Bu kitabı yazdığım vakitler, elimde ilmi kaynaklar bulunmadığı için yer yer değindiğim fıkhı konuların detaylarına giremedim. Aynı zamanda yaşadığım olaylardan bahsederken birçok konuya genel manada değinmeye, bana yardımcı olan bazı şahısların ve gittiğim bazı yerlerin isimlerini vermemeye özen gösterdim. Çünkü bu kardeşlere bir zararın dokunmasından korktum.

Kitabımın sonuna gelirken yazdıklarımı şu başlıklar altında yeniden özetlemek istiyorum:

1- Doğumdan üniversiteye kadar geçen dönem

Daha önce de değindiğim gibi Şii bir ailede dünyaya geldim. Annem ve babamın her ikisi de meşhur iki doktordular. Annem kalp alanında uzman bir cerrahtı. Babam ise beyin cerrahıydı ve her ikisi de üniversitede öğretmendiler.

Babam uzun süre ülke dışında yaşadığı için, kendisini Hüseyin (r.a)’ın soyundan kabul eden annemin gözetimi altında uzun süre yaşadım. Anne tarafım Şia mezhebine ve mezhebin kurallarına sıkı sıkıya bağlılığıyla tanınıyordu.

Dini havzalarda Hücetu’l İslam mertebesine yükselene kadar okudum ve Hücetu’l İslam oluşumu simgeleyen sarığımı Feyziye Havzası'nda giydim. Bu sürece kadar Şia mezhebinin tüm kurallarına sıkıca bağlıydım. İster dini, ister modern olsun tüm derslerimde başarılıydım ve genellikle ilk sıralardaydım. Derslerimdeki başarılarımdan dolayı, öğretmenlerimin ve havza yönetiminin bana karşı özel bir ilgisi vardı. Bundan dolayı çoğu zaman yapılacak konuşmalar, ilmi araştırmalar ve münazaralarda benim ismim ilk sıralarda yer alırdı.

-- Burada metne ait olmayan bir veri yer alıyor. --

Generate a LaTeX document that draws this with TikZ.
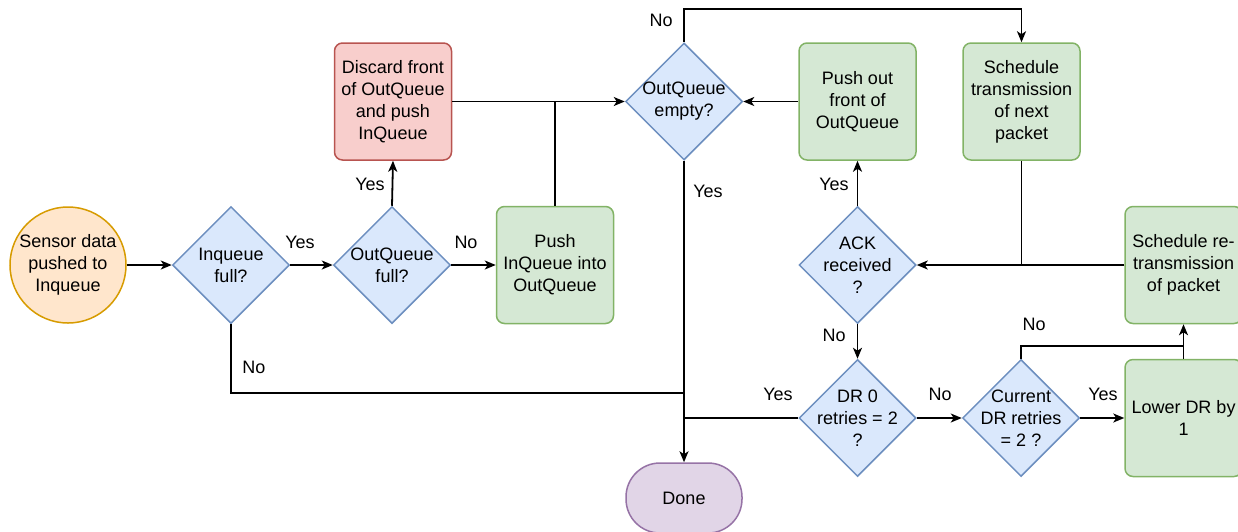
\documentclass[tikz,border=0pt]{standalone}
\usepackage{fontspec}
\setmainfont{Liberation Sans}
\usetikzlibrary{shapes.geometric,arrows.meta}
\definecolor{bfill}{HTML}{DAE8FC}
\definecolor{bline}{HTML}{6C8EBF}
\definecolor{gfill}{HTML}{D5E8D4}
\definecolor{gline}{HTML}{82B366}
\definecolor{rfill}{HTML}{F8CECC}
\definecolor{rline}{HTML}{B85450}
\definecolor{ofill}{HTML}{FFE6CC}
\definecolor{oline}{HTML}{D79B00}
\definecolor{pfill}{HTML}{E1D5E7}
\definecolor{pline}{HTML}{9673A6}
\begin{document}
\begin{tikzpicture}[x=1pt,y=-1pt,
  font=\fontsize{18}{22}\selectfont,
  dia/.style={diamond, draw=bline, fill=bfill, line width=1.5pt, minimum width=117pt, minimum height=117pt, inner sep=0pt},
  dtext/.style={align=center, inner sep=0pt},
  gbox/.style={draw=gline, fill=gfill, rounded corners=8pt, line width=1.5pt, minimum width=117pt, minimum height=117pt, align=center, inner sep=0pt},
  rbox/.style={gbox, draw=rline, fill=rfill},
  conn/.style={line width=1.8pt, black},
  arr/.style={conn, -{Stealth[length=11pt,width=9pt,inset=3pt]}},
  lbl/.style={inner sep=0pt}
]
\useasboundingbox (0,0) rectangle (1238,531);

% nodes
\node[circle, draw=oline, fill=ofill, line width=1.5pt, minimum size=116pt, align=center, inner sep=0pt] (sensor) at (68,265) {Sensor data\\pushed to\\Inqueue};
\node[dia] (inq) at (231,265) {};
\node[dtext] (inqt) at (231,265) {Inqueue\\full?};
\node[dia] (outf) at (392,265) {};
\node[dtext] (outft) at (392,265) {OutQueue\\full?};
\node[rbox] (disc) at (393,101.5) {Discard front\\of OutQueue\\and push\\InQueue};
\node[gbox] (pushin) at (555,265) {Push\\InQueue into\\OutQueue};
\node[dia] (oqe) at (684,101.5) {};
\node[dtext] (oqet) at (684,101.5) {OutQueue\\empty?};
\node[gbox] (pushout) at (857.5,101.5) {Push out\\front of\\OutQueue};
\node[gbox] (sched) at (1021.5,101.5) {Schedule\\transmission\\of next\\packet};
\node[dia] (ack) at (857.5,265) {};
\node[dtext] (ackt) at (857.5,265) {ACK\\received\\?};
\node[gbox] (resched) at (1183.5,265) {Schedule re-\\transmission\\of packet};
\node[dia] (dr0) at (857.5,418) {};
\node[dtext] (dr0t) at (857.5,418) {DR 0\\retries = 2\\?};
\node[dia] (cur) at (1021,418) {};
\node[dtext] (curt) at (1021,418) {Current\\DR retries\\= 2 ?};
\node[gbox] (lower) at (1183.5,418) {Lower DR by\\1};
\node[draw=pline, fill=pfill, line width=1.5pt, rounded corners=34pt, minimum width=116pt, minimum height=70pt, inner sep=0pt] (done) at (684,498) {Done};

% junction coordinates
\coordinate (jpush) at (pushin.north |- disc.east);
\coordinate (jtop) at (684,9);
\coordinate (jsched) at (sched.south |- ack.east);
\coordinate (jlow) at (1183.5,346);
\coordinate (jno) at (684,393);
\coordinate (jyes) at (684,418);

% connectors
\draw[arr] (sensor.east) -- (inq.west);
\draw[arr] (inq.east) -- (outf.west);
\draw[arr] (outf.north) -- (disc.south);
\draw[arr] (outf.east) -- (pushin.west);
\draw[arr] (disc.east) -- (oqe.west);
\draw[conn] (pushin.north) -- (jpush);
\draw[arr] (oqe.north) -- (jtop) -| (sched.north);
\draw[arr] (pushout.west) -- (oqe.east);
\draw[arr] (ack.north) -- (pushout.south);
\draw[conn] (sched.south) -- (jsched);
\draw[arr] (resched.west) -- (ack.east);
\draw[arr] (ack.south) -- (dr0.north);
\draw[arr] (dr0.east) -- (cur.west);
\draw[arr] (cur.east) -- (lower.west);
\draw[arr] (cur.north) |- (jlow) -- (resched.south);
\draw[conn] (lower.north) -- (jlow);
\draw[conn] (dr0.west) -- (jyes);
\draw[conn] (inq.south) |- (jno);
\draw[arr] (oqe.south) -- (done.north);

% labels
\node[lbl] (l1) at (300,242) {Yes};
\node[lbl] (l2) at (370,184) {Yes};
\node[lbl] (l3) at (466,242) {No};
\node[lbl] (l4) at (661,20) {No};
\node[lbl] (l5) at (708,191) {Yes};
\node[lbl] (l6) at (834,184) {Yes};
\node[lbl] (l7) at (834,335) {No};
\node[lbl] (l8) at (254,367) {No};
\node[lbl] (l9) at (778,394) {Yes};
\node[lbl] (l10) at (940,394) {No};
\node[lbl] (l11) at (1103,394) {Yes};
\node[lbl] (l12) at (1034,324) {No};
\end{tikzpicture}
\end{document}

2- Mezhep ve akidevi düşüncelerin değişmesi

Bu kitapta, inançlarım konusunda beni detaylı bir araştırmaya iten asıl sebepten bahsettim ve Şia inancının sağlam temeller üzerine kurulmuş bir mezhep olmadığı sonucuna nasıl ulaştığıma yer verdim. Yaptığım araştırmalar sonucunda, Şia inancının bir düşünceyi yansıtmaktan daha çok, siyasi olaylardan yola çıkarak bir araya getirilmiş, İslam’la alakası olmayan bir sürü bid'at ve kişisel menfaatler üzerinde kurulmuş bir inanç şekli olduğunu anladım. Ve bu gerçekleri, uzun süren araştırmalar sonucunda fark ettim. Tüm bunları yaparken dünyevi hiçbir hedefim yoktu, tek isteğim Rabbimin rızasına nail olmaktı.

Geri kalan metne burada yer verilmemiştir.